→ Work instructions
Your task is to repeat all of the data exactly while excluding the pictures.
>> START Listing
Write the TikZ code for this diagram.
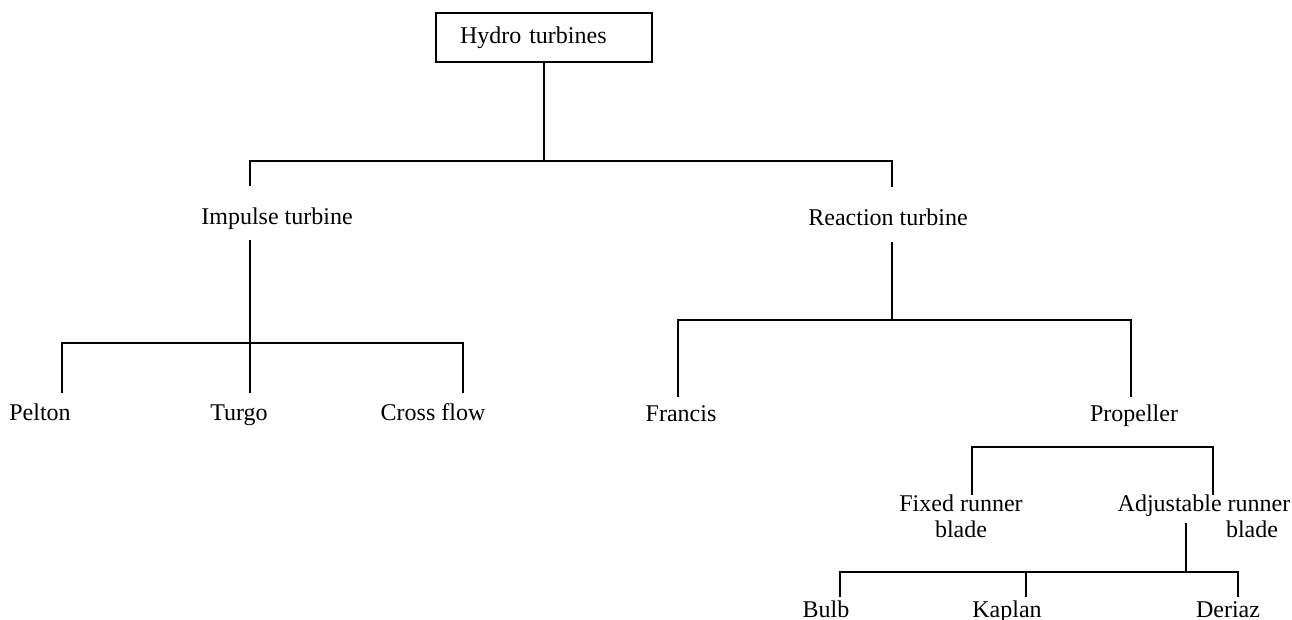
\documentclass[tikz,border=0pt]{standalone}
\usepackage{fontspec}
\setmainfont{Liberation Serif}
\usepackage{tikz}

\begin{document}
\begin{tikzpicture}[
    x=1pt, y=-1pt,
    box/.style={draw, line width=1.6pt, rectangle, minimum width=216pt, minimum height=49pt,
        inner xsep=24pt, text width=168pt, align=left, font=\fontsize{24pt}{26pt}\selectfont},
    lbl/.style={inner sep=0pt, text height=16pt, text depth=5pt, anchor=base,
        font=\fontsize{24pt}{26pt}\selectfont},
    lbltwo/.style={inner sep=0pt, anchor=north, align=center,
        font=\fontsize{24pt}{26pt}\selectfont},
    conn/.style={line width=1.9pt}
]
\useasboundingbox (0,0) rectangle (1292,620);

% Raiz
\node[box] (hydro) at (544,37.5) {Hydro turbines};

% Nivel 1
\node[lbl] (impulse) at (277,225) {Impulse turbine};
\node[lbl] (reaction) at (888,226) {Reaction turbine};

% Nivel 2
\node[lbl] (pelton) at (40,420) {Pelton};
\node[lbl] (turgo) at (239,420) {Turgo};
\node[lbl] (cross) at (433,420) {Cross flow};
\node[lbl] (francis) at (681,421) {Francis};
\node[lbl] (propeller) at (1134,421) {Propeller};

% Nivel 3
\node[lbltwo] (fixed) at (961,495) {Fixed runner\\blade};
\node[lbltwo] (adjust) at (1204,495) {Adjustable runner\\\hspace*{96pt}blade};

% Nivel 4
\node[lbl] (bulb) at (826,617) {Bulb};
\node[lbl] (kaplan) at (1007,617) {Kaplan};
\node[lbl] (deriaz) at (1228,617) {Deriaz};

% Barras
\coordinate (b1) at (544,161);
\coordinate (b2) at (250,343);
\coordinate (b3) at (892,320);
\coordinate (b4) at (1131,447);
\coordinate (adjtap) at (1186,523);
\coordinate (b5) at (1186,572);

% Ligacoes
\draw[conn] (hydro.south) -- (b1);
\draw[conn, shorten >=23pt] (b1) -| ([xshift=-27pt]impulse.north);
\draw[conn, shorten >=23pt] (b1) -| ([xshift=4pt]reaction.north);

\draw[conn, shorten <=10pt] ([xshift=-27pt]impulse.south) -- (b2);
\draw[conn, shorten >=11pt] (b2) -| ([xshift=22pt]pelton.north);
\draw[conn, shorten >=11pt] (b2) -- ([xshift=11pt]turgo.north);
\draw[conn, shorten >=11pt] (b2) -| ([xshift=30pt]cross.north);

\draw[conn, shorten <=11pt] ([xshift=4pt]reaction.south) -- (b3);
\draw[conn, shorten >=8pt] (b3) -| ([xshift=-3pt]francis.north);
\draw[conn, shorten >=8pt] (b3) -| ([xshift=-3pt]propeller.north);

\draw[conn] ([xshift=11pt]fixed.north) |- (b4) -| ([xshift=9pt]adjust.north);

\draw[conn, line width=1.4pt] (adjtap) -- (b5);
\draw[conn, shorten >=4pt] (b5) -| ([xshift=14pt]bulb.north);
\draw[conn, shorten >=4pt] (b5) -| ([xshift=19pt]kaplan.north);
\draw[conn, shorten >=4pt] (b5) -| ([xshift=10pt]deriaz.north);

\end{tikzpicture}
\end{document}
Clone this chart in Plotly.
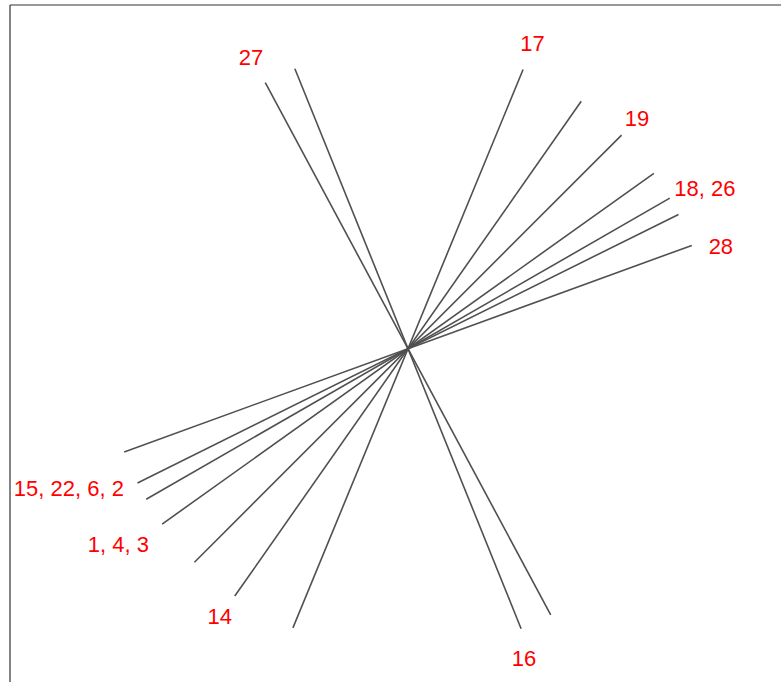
import numpy as np
import plotly.graph_objects as go

# Angle (degrees, counter-clockwise from +x) of each line through the centre
line_angles = [118.2, 112.0, 67.6, 55.0, 45.0, 35.5, 29.9, 26.4, 20.0]
half_length = 1.0

# Labels and their positions (data units)
label_text = ["27", "17", "19", "18, 26", "28", "15, 22, 6, 2", "1, 4, 3", "14", "16"]
label_x = [-0.520, 0.412, 0.758, 0.983, 1.036, -1.123, -0.959, -0.623, 0.384]
label_y = [0.956, 1.004, 0.757, 0.525, 0.331, -0.468, -0.654, -0.895, -1.031]

fig = go.Figure()
xs, ys = [], []
for a in line_angles:
    r = np.deg2rad(a)
    dx, dy = half_length * np.cos(r), half_length * np.sin(r)
    xs += [dx, -dx, None]
    ys += [dy, -dy, None]
fig.add_trace(go.Scatter(x=xs, y=ys, mode="lines",
                         line=dict(color="#505050", width=1.6),
                         hoverinfo="skip", showlegend=False))
fig.add_trace(go.Scatter(x=label_x, y=label_y, mode="text", text=label_text,
                         textfont=dict(color="#ff0000", size=22,
                                       family="Liberation Sans, Arial, sans-serif"),
                         hoverinfo="skip", showlegend=False))

W, H = 781, 682
cx, cy, scale = 408, 348.7, 302.0
fig.update_layout(
    width=W, height=H,
    margin=dict(l=0, r=0, t=0, b=0),
    paper_bgcolor="white", plot_bgcolor="white",
    xaxis=dict(range=[-cx / scale, (W - cx) / scale], visible=False, fixedrange=True),
    yaxis=dict(range=[-(H - cy) / scale, cy / scale], visible=False, fixedrange=True),
    shapes=[
        dict(type="line", xref="paper", yref="paper", x0=10 / W, x1=10 / W, y0=0, y1=1 - 5 / H,
             line=dict(color="#333333", width=1.2)),
        dict(type="line", xref="paper", yref="paper", x0=10 / W, x1=1, y0=1 - 5 / H, y1=1 - 5 / H,
             line=dict(color="#333333", width=1.2)),
    ],
)
fig.write_html("out.html", config={"displayModeBar": False},
               post_script="document.body.style.margin='0';document.body.style.overflow='hidden';")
>> END Listing
→ Full answer
Write the TikZ code for this diagram.
\documentclass[tikz,border=0pt]{standalone}
\usepackage{fontspec}
\setmainfont{Liberation Serif}
\usepackage{tikz}

\begin{document}
\begin{tikzpicture}[
    x=1pt, y=-1pt,
    box/.style={draw, line width=1.6pt, rectangle, minimum width=216pt, minimum height=49pt,
        inner xsep=24pt, text width=168pt, align=left, font=\fontsize{24pt}{26pt}\selectfont},
    lbl/.style={inner sep=0pt, text height=16pt, text depth=5pt, anchor=base,
        font=\fontsize{24pt}{26pt}\selectfont},
    lbltwo/.style={inner sep=0pt, anchor=north, align=center,
        font=\fontsize{24pt}{26pt}\selectfont},
    conn/.style={line width=1.9pt}
]
\useasboundingbox (0,0) rectangle (1292,620);

% Raiz
\node[box] (hydro) at (544,37.5) {Hydro turbines};

% Nivel 1
\node[lbl] (impulse) at (277,225) {Impulse turbine};
\node[lbl] (reaction) at (888,226) {Reaction turbine};

% Nivel 2
\node[lbl] (pelton) at (40,420) {Pelton};
\node[lbl] (turgo) at (239,420) {Turgo};
\node[lbl] (cross) at (433,420) {Cross flow};
\node[lbl] (francis) at (681,421) {Francis};
\node[lbl] (propeller) at (1134,421) {Propeller};

% Nivel 3
\node[lbltwo] (fixed) at (961,495) {Fixed runner\\blade};
\node[lbltwo] (adjust) at (1204,495) {Adjustable runner\\\hspace*{96pt}blade};

% Nivel 4
\node[lbl] (bulb) at (826,617) {Bulb};
\node[lbl] (kaplan) at (1007,617) {Kaplan};
\node[lbl] (deriaz) at (1228,617) {Deriaz};

% Barras
\coordinate (b1) at (544,161);
\coordinate (b2) at (250,343);
\coordinate (b3) at (892,320);
\coordinate (b4) at (1131,447);
\coordinate (adjtap) at (1186,523);
\coordinate (b5) at (1186,572);

% Ligacoes
\draw[conn] (hydro.south) -- (b1);
\draw[conn, shorten >=23pt] (b1) -| ([xshift=-27pt]impulse.north);
\draw[conn, shorten >=23pt] (b1) -| ([xshift=4pt]reaction.north);

\draw[conn, shorten <=10pt] ([xshift=-27pt]impulse.south) -- (b2);
\draw[conn, shorten >=11pt] (b2) -| ([xshift=22pt]pelton.north);
\draw[conn, shorten >=11pt] (b2) -- ([xshift=11pt]turgo.north);
\draw[conn, shorten >=11pt] (b2) -| ([xshift=30pt]cross.north);

\draw[conn, shorten <=11pt] ([xshift=4pt]reaction.south) -- (b3);
\draw[conn, shorten >=8pt] (b3) -| ([xshift=-3pt]francis.north);
\draw[conn, shorten >=8pt] (b3) -| ([xshift=-3pt]propeller.north);

\draw[conn] ([xshift=11pt]fixed.north) |- (b4) -| ([xshift=9pt]adjust.north);

\draw[conn, line width=1.4pt] (adjtap) -- (b5);
\draw[conn, shorten >=4pt] (b5) -| ([xshift=14pt]bulb.north);
\draw[conn, shorten >=4pt] (b5) -| ([xshift=19pt]kaplan.north);
\draw[conn, shorten >=4pt] (b5) -| ([xshift=10pt]deriaz.north);

\end{tikzpicture}
\end{document}
Clone this chart in Plotly.
import numpy as np
import plotly.graph_objects as go

# Angle (degrees, counter-clockwise from +x) of each line through the centre
line_angles = [118.2, 112.0, 67.6, 55.0, 45.0, 35.5, 29.9, 26.4, 20.0]
half_length = 1.0

# Labels and their positions (data units)
label_text = ["27", "17", "19", "18, 26", "28", "15, 22, 6, 2", "1, 4, 3", "14", "16"]
label_x = [-0.520, 0.412, 0.758, 0.983, 1.036, -1.123, -0.959, -0.623, 0.384]
label_y = [0.956, 1.004, 0.757, 0.525, 0.331, -0.468, -0.654, -0.895, -1.031]

fig = go.Figure()
xs, ys = [], []
for a in line_angles:
    r = np.deg2rad(a)
    dx, dy = half_length * np.cos(r), half_length * np.sin(r)
    xs += [dx, -dx, None]
    ys += [dy, -dy, None]
fig.add_trace(go.Scatter(x=xs, y=ys, mode="lines",
                         line=dict(color="#505050", width=1.6),
                         hoverinfo="skip", showlegend=False))
fig.add_trace(go.Scatter(x=label_x, y=label_y, mode="text", text=label_text,
                         textfont=dict(color="#ff0000", size=22,
                                       family="Liberation Sans, Arial, sans-serif"),
                         hoverinfo="skip", showlegend=False))

W, H = 781, 682
cx, cy, scale = 408, 348.7, 302.0
fig.update_layout(
    width=W, height=H,
    margin=dict(l=0, r=0, t=0, b=0),
    paper_bgcolor="white", plot_bgcolor="white",
    xaxis=dict(range=[-cx / scale, (W - cx) / scale], visible=False, fixedrange=True),
    yaxis=dict(range=[-(H - cy) / scale, cy / scale], visible=False, fixedrange=True),
    shapes=[
        dict(type="line", xref="paper", yref="paper", x0=10 / W, x1=10 / W, y0=0, y1=1 - 5 / H,
             line=dict(color="#333333", width=1.2)),
        dict(type="line", xref="paper", yref="paper", x0=10 / W, x1=1, y0=1 - 5 / H, y1=1 - 5 / H,
             line=dict(color="#333333", width=1.2)),
    ],
)
fig.write_html("out.html", config={"displayModeBar": False},
               post_script="document.body.style.margin='0';document.body.style.overflow='hidden';")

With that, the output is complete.